The plot package allows configuring the labels on the axes using the axis ticks parameters and has some predefined ticks types. In addition to the default linear-ticks: there are layouts for dates, times and currencies.

We can define our own ticks to assign a label to the X or Y coordinate of a box plot, which would be used like this:

(parameterize ([plot-y-label #f]
               [plot-y-ticks (bnw-ticks '((0 . "experiment 1")
                                          (1 . "experiment 2")
                                          (2 . "experiment 3")))])
  (plot-file (list (box-and-whiskers-1 bnw #:x 0 #:invert? #t)
                   (box-and-whiskers-1 bnw #:x 1 #:invert? #t)
                   (box-and-whiskers-1 bnw #:x 2 #:invert? #t))
             #:y-min -1 #:y-max 3 #:x-min -12 #:x-max 25))

The bnw-ticks function constructs a ticks structure, which is used by the plot package to create and format labels on the plot axes. The ticks structure has two functions:

a layout function is responsible for providing a list of values where ticks should appear. It receives as arguments the “low” and “high” values for the axes (these come from the #:x-min, #:x-max, #:y-min, #:y-max parameters to the plot function)
a format function is responsible for providing a string representation for each tick in a list. The function receives a list of ticks (actually pre-tick structures) and returns a list of strings representing the labels.

(define (bnw-ticks labels)

  (define (layout low high)
    (for/list ([label (in-list labels)]
               #:when (let ([v (car label)])
                        (and (>= v low) (< v high))))
      (pre-tick (car label) #t)))

  (define (format low high pre-ticks)
    (for/list ([t (in-list pre-ticks)])
      (dict-ref labels (pre-tick-value t)
                (lambda () (~a (pre-tick-value t))))))

  (ticks layout format))

The bnw-ticks function receives an association list of axis positions and their corresponding labels and returns a ticks structure with the layout and format functions. The layout function is straightforward: when called, it constructs pre-ticks containing all the positions which are in the range from low to high. The format function will simply reference the label for each received pre-tick, and, if a label is not found, simply format the value using ~a. This last aspect is needed, because the ticks are also used to label special positions on the axes (such as when selecting a region of the plot), and the format function cannot rely on the fact that it only needs to format pre-tics produced by the corresponding layout function.

Colors and Line Styles

The box-and-whiskers renderer implementation presented so far is fully functional, but it is missing options to control the look of the plot: all items are drawn using the default color and line width. All plot renderers accept optional keyword arguments to control the color, like width and other aspects of the plot itself. While the number of these arguments is quite large and provided as a convenience to the user.

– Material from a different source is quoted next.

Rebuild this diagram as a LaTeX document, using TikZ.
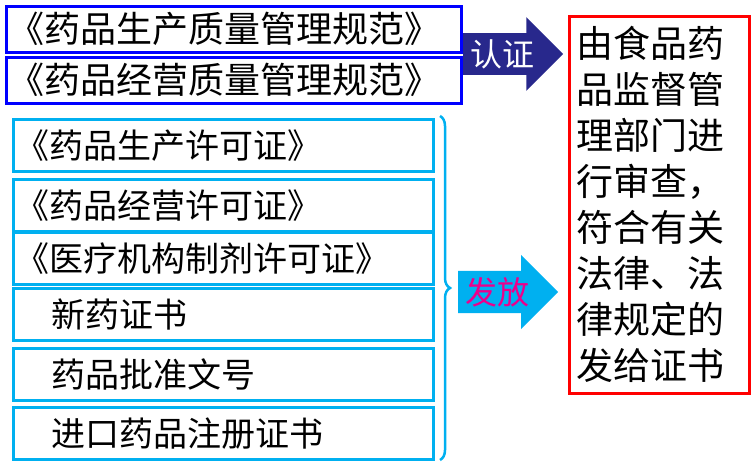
\documentclass[tikz,border=0pt]{standalone}
\usepackage{fontspec}
\newfontfamily\cjk{Noto Sans CJK SC}
\usetikzlibrary{shapes.arrows,decorations.pathreplacing}
\definecolor{navy}{RGB}{40,40,140}
\definecolor{skyb}{RGB}{0,176,240}
\tikzset{
  gmpbox/.style={draw=blue,line width=2.5pt,anchor=north west,minimum width=455pt,minimum height=46pt,inner sep=0pt,font=\cjk\fontsize{36}{38}\selectfont,align=left,text width=451pt},
  permbox/.style={draw=skyb,line width=2.5pt,anchor=north west,minimum width=420pt,minimum height=52pt,inner sep=0pt,font=\cjk\fontsize{34}{36}\selectfont,text width=416pt},
  bigarrow/.style={single arrow,minimum height=100pt,single arrow head extend=16pt,inner sep=6pt,anchor=west,font=\cjk\fontsize{32}{34}\selectfont}
}
\begin{document}
\begin{tikzpicture}[x=1pt,y=-1pt]
\useasboundingbox (0,0) rectangle (754,463);
% certification
\node [gmpbox] (gmp) at (5,5) {《药品生产质量管理规范》};
\node [gmpbox] (gsp) at (5,56) {《药品经营质量管理规范》};
% permits
\node [permbox] (p1) at (12,118) {《药品生产许可证》};
\node [permbox] (p2) at (12,178) {《药品经营许可证》};
\node [permbox] (p3) at (12,231) {《医疗机构制剂许可证》};
\node [permbox] (p4) at (12,287) {\hspace{36pt}新药证书};
\node [permbox] (p5) at (12,347) {\hspace{36pt}药品批准文号};
\node [permbox] (p6) at (12,406) {\hspace{36pt}进口药品注册证书};
\draw [skyb,line width=2.5pt,decorate,decoration={brace,amplitude=10pt,aspect=0.5}] (440,116) -- (440,460) coordinate (tip);
% authority
\node [draw=red,line width=2.5pt,anchor=north west,minimum width=180pt,minimum height=377pt,inner sep=0pt,text width=165pt,align=left,font=\cjk\fontsize{37}{46}\selectfont] (auth) at (568,15) {由食品药\\品监督管\\理部门进\\行审查，\\符合有关\\法律、法\\律规定的\\发给证书};
\node [bigarrow,fill=navy,text=white,minimum width=46pt] (cert) at (463,54) {认证};
\node [bigarrow,fill=skyb,text=magenta,minimum width=50pt] (issue) at (458,292) {发放};
\end{tikzpicture}
\end{document}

The box-and-whiskers plot has lots of components, each with separate rendering options, so the box-and-whiskers renderer will need lots of optional keyword arguments, although all these will have convenient defaults. Adding all these arguments to the renderer function will significantly increase its size, but, since this is change is just a set of trivial changes, it will not be shown here. If you are interested in the final version you can have a look at the full implementation.

Final Thoughts

Why is this not part of the plot package? Perhaps it should be, although the plot package cannot contain every possible plot type and it is sometimes useful to know some techniques which allow someone to extend the plot package without having to modify it. Even if you don’t need a Box and Whiskers plot, you might find the techniques presented here useful.